En el aeropuerto de Halifax, donde esperábamos el avion para la isla francesa, mi hija y yo tropezamos con nuestras vecinas en la isla, dos hermanas que vivían en la casa de al lado. Una hermana era bastante grande y feurte; la otra era muy pequeña, mucho más pequeña que yo, y yo soy grande como un pañuelo. Mi hija es de mediana estatura. Verán al poco rato la importancia de nuestros tamaños.
Fuimos juntas a la cafetería del aeropuerto, y mientras comíamos y charlábamos, se sentaron en otra mesa quatro luchadores que esperaban el avión para Terranova, donde debían “luchar” en varios pueblos. Tenían los pelos largos, llevaban muchas cadenas de oro en el cuello, y, en la frente, vendas abigarradas. Eran, que digamos, tíos bien hechos.
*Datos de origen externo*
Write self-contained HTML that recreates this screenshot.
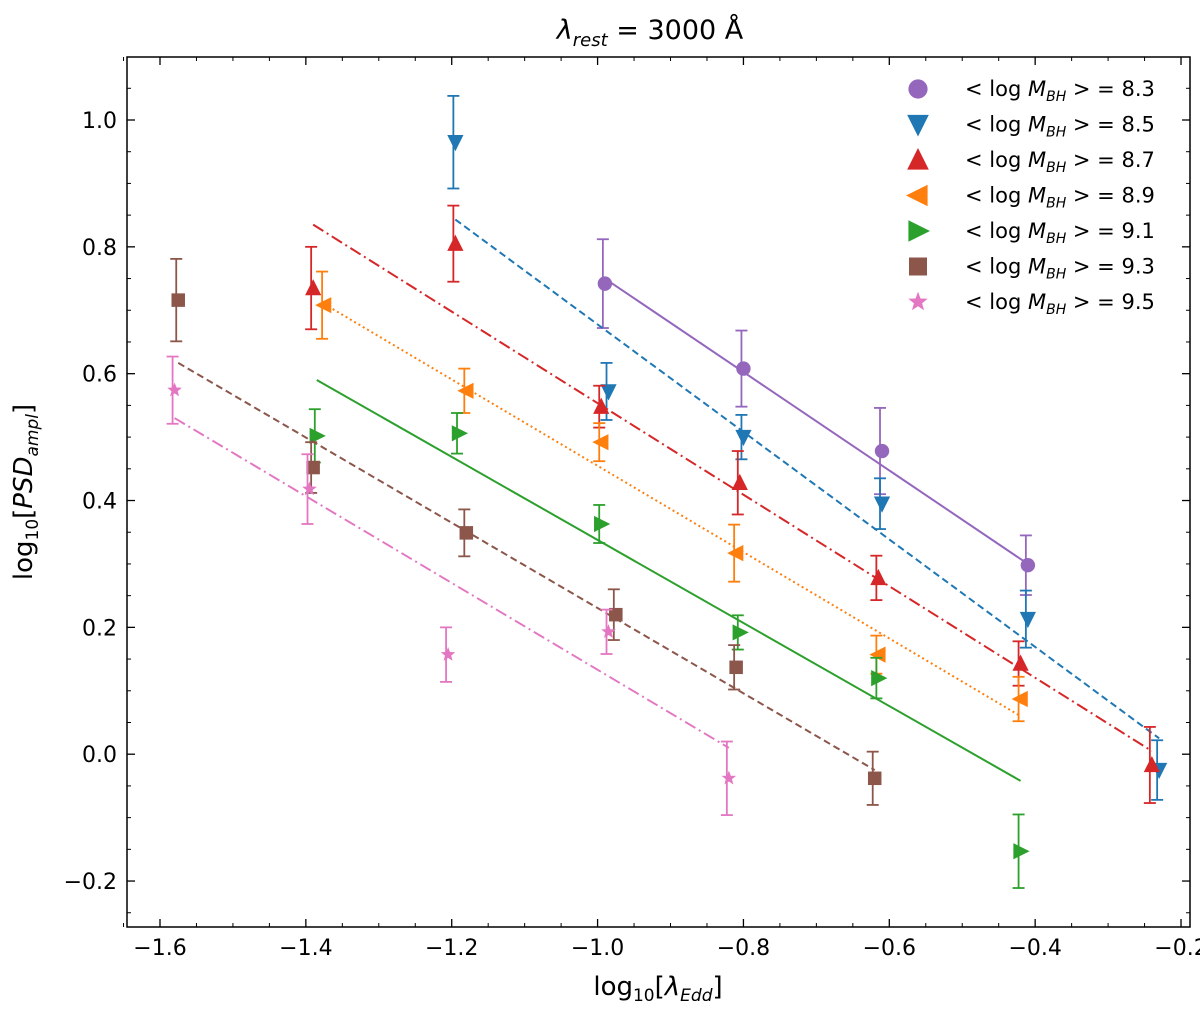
<!DOCTYPE html>
<html><head><meta charset="utf-8"><style>
body{margin:0;background:#fff}
svg text{font-family:"DejaVu Sans","Liberation Sans",sans-serif;fill:#000}
</style></head><body>
<svg id="chart" width="1200" height="1011" xmlns="http://www.w3.org/2000/svg">
<rect width="1200" height="1011" fill="#fff"/>
<g id="grid"></g>
<g id="series"></g>
<rect x="127" y="57" width="1063" height="870" fill="none" stroke="#000" stroke-width="1.5"/>
<text x="650" y="39" font-size="27" text-anchor="middle"><tspan font-style="italic">λ</tspan><tspan font-size="18" dy="7" font-style="italic">rest</tspan><tspan dy="-7"> =  3000 Å</tspan></text>
<text x="658" y="995" font-size="26" text-anchor="middle">log<tspan font-size="17" dy="6">10</tspan><tspan dy="-6">[</tspan><tspan font-style="italic">λ</tspan><tspan font-size="17" dy="6" font-style="italic">Edd</tspan><tspan dy="-6">]</tspan></text>
<text transform="translate(32,492) rotate(-90)" font-size="26" text-anchor="middle">log<tspan font-size="17" dy="6">10</tspan><tspan dy="-6">[</tspan><tspan font-style="italic">PSD</tspan><tspan font-size="17" dy="6" font-style="italic">ampl</tspan><tspan dy="-6">]</tspan></text>
<g id="legend"></g>
</svg>
<script>
const xTicks=[-1.6,-1.4,-1.2,-1.0,-0.8,-0.6,-0.4,-0.2];
const yTicks=[-0.2,0.0,0.2,0.4,0.6,0.8,1.0];
const seriesNames=["8.3","8.5","8.7","8.9","9.1","9.3","9.5"];
const seriesColors=["#9467bd","#1f77b4","#d62728","#ff7f0e","#2ca02c","#8c564b","#e377c2"];
const seriesMarkers=["circle","down","up","left","right","square","star"];
const seriesDash=["","7,4","12,4,2,4","2,3","","7,4","12,4,2,4"];
const x83=[-0.99,-0.80,-0.61,-0.41], y83=[0.742,0.608,0.478,0.298], e83=[0.07,0.06,0.068,0.047];
const x85=[-1.195,-0.985,-0.80,-0.61,-0.41,-0.23], y85=[0.965,0.572,0.50,0.395,0.213,-0.025], e85=[0.073,0.045,0.035,0.04,0.045,0.047];
const x87=[-1.39,-1.195,-0.995,-0.805,-0.615,-0.42,-0.24], y87=[0.735,0.805,0.548,0.428,0.278,0.143,-0.017], e87=[0.065,0.06,0.033,0.05,0.035,0.035,0.06];
const x89=[-1.375,-1.18,-0.995,-0.81,-0.615,-0.42], y89=[0.708,0.573,0.492,0.317,0.157,0.087], e89=[0.053,0.035,0.03,0.045,0.03,0.035];
const x91=[-1.385,-1.19,-0.995,-0.805,-0.615,-0.42], y91=[0.502,0.506,0.363,0.192,0.12,-0.153], e91=[0.042,0.032,0.03,0.027,0.032,0.058];
const x93=[-1.575,-1.39,-1.18,-0.975,-0.81,-0.62], y93=[0.716,0.452,0.349,0.22,0.137,-0.038], e93=[0.065,0.04,0.037,0.04,0.035,0.042];
const x95=[-1.58,-1.395,-1.205,-0.985,-0.82], y95=[0.574,0.418,0.157,0.193,-0.038], e95=[0.053,0.055,0.043,0.035,0.058];
const fitX0=[-0.99,-1.195,-1.39,-1.375,-1.385,-1.575,-1.58];
const fitY0=[0.75,0.843,0.835,0.71,0.59,0.617,0.53];
const fitX1=[-0.41,-0.23,-0.24,-0.42,-0.42,-0.62,-0.82];
const fitY1=[0.30,0.025,0.005,0.06,-0.042,-0.025,0.01];
const allX=[x83,x85,x87,x89,x91,x93,x95], allY=[y83,y85,y87,y89,y91,y93,y95], allE=[e83,e85,e87,e89,e91,e93,e95];

const X=v=>160+(v+1.6)*729.3;
const Y=v=>120+(1.0-v)*634.2;
const NS="http://www.w3.org/2000/svg";
function mk(tag,attrs,parent){const e=document.createElementNS(NS,tag);for(const k in attrs)e.setAttribute(k,attrs[k]);parent.appendChild(e);return e;}
const grid=document.getElementById('grid');
for(const t of xTicks){
  const g=mk('g',{},grid);
  
  
  mk('line',{x1:X(t),x2:X(t),y1:927,y2:919,stroke:'#000','stroke-width':1.3},g);
  mk('line',{x1:X(t),x2:X(t),y1:57,y2:65,stroke:'#000','stroke-width':1.3},g);
  const tx=mk('text',{x:X(t),y:955,'font-size':22,'text-anchor':'middle'},g);
  tx.textContent=(t<0?'\u2212':'')+Math.abs(t).toFixed(1);
}
for(let v=-1.65;v<=-0.18;v+=0.05){const r=Math.round(v*100)/100;if(Math.abs(r*10-Math.round(r*10))<1e-6&&Math.round(r*10)%2===0)continue;
  mk('line',{x1:X(r),x2:X(r),y1:927,y2:923,stroke:'#000'},grid);mk('line',{x1:X(r),x2:X(r),y1:57,y2:61,stroke:'#000'},grid);}
for(const t of yTicks){
  const g=mk('g',{},grid);
  
  
  mk('line',{x1:127,x2:135,y1:Y(t),y2:Y(t),stroke:'#000','stroke-width':1.3},g);
  mk('line',{x1:1190,x2:1182,y1:Y(t),y2:Y(t),stroke:'#000','stroke-width':1.3},g);
  const tx=mk('text',{x:117,y:Y(t)+8,'font-size':22,'text-anchor':'end'},g);
  tx.textContent=(t<0?'\u2212':'')+Math.abs(t).toFixed(1);
}
for(let v=-0.25;v<=1.09;v+=0.05){const r=Math.round(v*100)/100;if(Math.abs(r*10-Math.round(r*10))<1e-6&&Math.round(r*10)%2===0)continue;
  mk('line',{x1:127,x2:131,y1:Y(r),y2:Y(r),stroke:'#000'},grid);mk('line',{x1:1190,x2:1186,y1:Y(r),y2:Y(r),stroke:'#000'},grid);}

function marker(type,cx,cy,col,parent,s){
  s=s||10;let el;
  if(type==='circle')el=mk('circle',{cx,cy,r:s*0.8,fill:col},parent);
  else if(type==='square')el=mk('rect',{x:cx-s*0.75,y:cy-s*0.75,width:s*1.5,height:s*1.5,fill:col},parent);
  else if(type==='star'){let p=[];for(let i=0;i<10;i++){const a=-Math.PI/2+i*Math.PI/5,r=i%2?s*0.36:s*0.85;p.push((cx+r*Math.cos(a)).toFixed(1)+','+(cy+r*Math.sin(a)).toFixed(1));}el=mk('polygon',{points:p.join(' '),fill:col},parent);}
  else{const d={up:[0,-1],down:[0,1],left:[-1,0],right:[1,0]}[type];const px=-d[1],py=d[0];
    const pts=[[cx+d[0]*s,cy+d[1]*s],[cx-d[0]*s*0.8+px*s*0.9,cy-d[1]*s*0.8+py*s*0.9],[cx-d[0]*s*0.8-px*s*0.9,cy-d[1]*s*0.8-py*s*0.9]];
    el=mk('polygon',{points:pts.map(p=>p.join(',')).join(' '),fill:col},parent);}
  return el;
}
const ser=document.getElementById('series');
for(let i=0;i<7;i++){
  const g=mk('g',{},ser);
  
  
  const col=seriesColors[i];
  const ln=mk('line',{x1:X(fitX0[i]),y1:Y(fitY0[i]),x2:X(fitX1[i]),y2:Y(fitY1[i]),stroke:col,'stroke-width':2},g);
  
  
  if(seriesDash[i])ln.setAttribute('stroke-dasharray',seriesDash[i]);
  for(let j=0;j<allX[i].length;j++){
    const cx=X(allX[i][j]),cy=Y(allY[i][j]),e=allE[i][j];
    const ex=cx-2;
    mk('line',{x1:ex,x2:ex,y1:Y(allY[i][j]+e),y2:Y(allY[i][j]-e),stroke:col,'stroke-width':1.8},g);
    mk('line',{x1:ex-6,x2:ex+6,y1:Y(allY[i][j]+e),y2:Y(allY[i][j]+e),stroke:col,'stroke-width':1.8},g);
    mk('line',{x1:ex-6,x2:ex+6,y1:Y(allY[i][j]-e),y2:Y(allY[i][j]-e),stroke:col,'stroke-width':1.8},g);
    const m=marker(seriesMarkers[i],cx,cy,col,g,9);
    
    
  }
}
const leg=document.getElementById('legend');
for(let i=0;i<7;i++){
  const g=mk('g',{},leg);
  
  
  const yy=89+i*35.5;
  marker(seriesMarkers[i],918,yy,seriesColors[i],g,12);
  const t=mk('text',{x:965,y:yy+7,'font-size':21},g);
  t.innerHTML='&lt; log <tspan font-style="italic">M</tspan><tspan font-size="14" dy="5" font-style="italic">BH</tspan><tspan dy="-5"> &gt; = '+seriesNames[i]+'</tspan>';
}
</script>
</body></html>
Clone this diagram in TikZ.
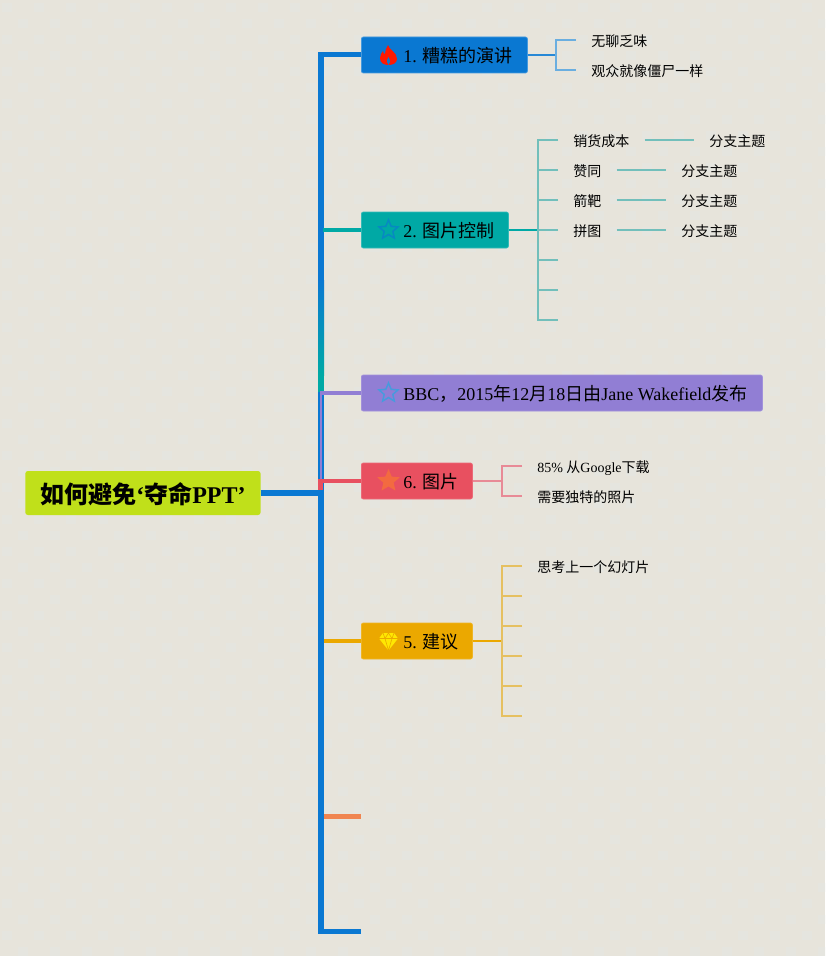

Nuestro gruopo de mujeres, por pura casualidad, salió de la cafetería por orden decreciendo de estatura. Pasó primera la hermana más grande, entonces mi hija, pues yo, y en cabo de la cola, la hermana pequeñísima. Yo ni cuenta me he dado, pero mi hija me contó más tarde que, al vernos, los luchadores se destornillaban de risa. Si los hubiera visto, sin duda les habría dicho algo por el estilo de “It’s not the brawn that makes the brain”, – mi respuesta corriente cuando mi padre, que era altísimo, me fastidiaba por mi estatura.
No obstante, admito que debíamos hacer un raro cuadro. No es una comparación original, pero sin duda nos parecíamos a una de esas muñecas rusas que uno sigue abriendo, para descubrir cada vez, por dentro, otra muñeca aun más pequeña. (Por lo menos, esa vez, yo no era la más pequeña de todas).
Dos o tres días después, en la isla, me enteré de que un pequeño avíon se había estrellado en Terranova, con a bordo quatro luchadores de Halifax, y que no había supervivientes. Entonces estaba muy contenta de no haber dicho nada desagradable a “nuestros” luchadores, y aun más de haberles dado motivo para monderse de risa, quizás por última vez.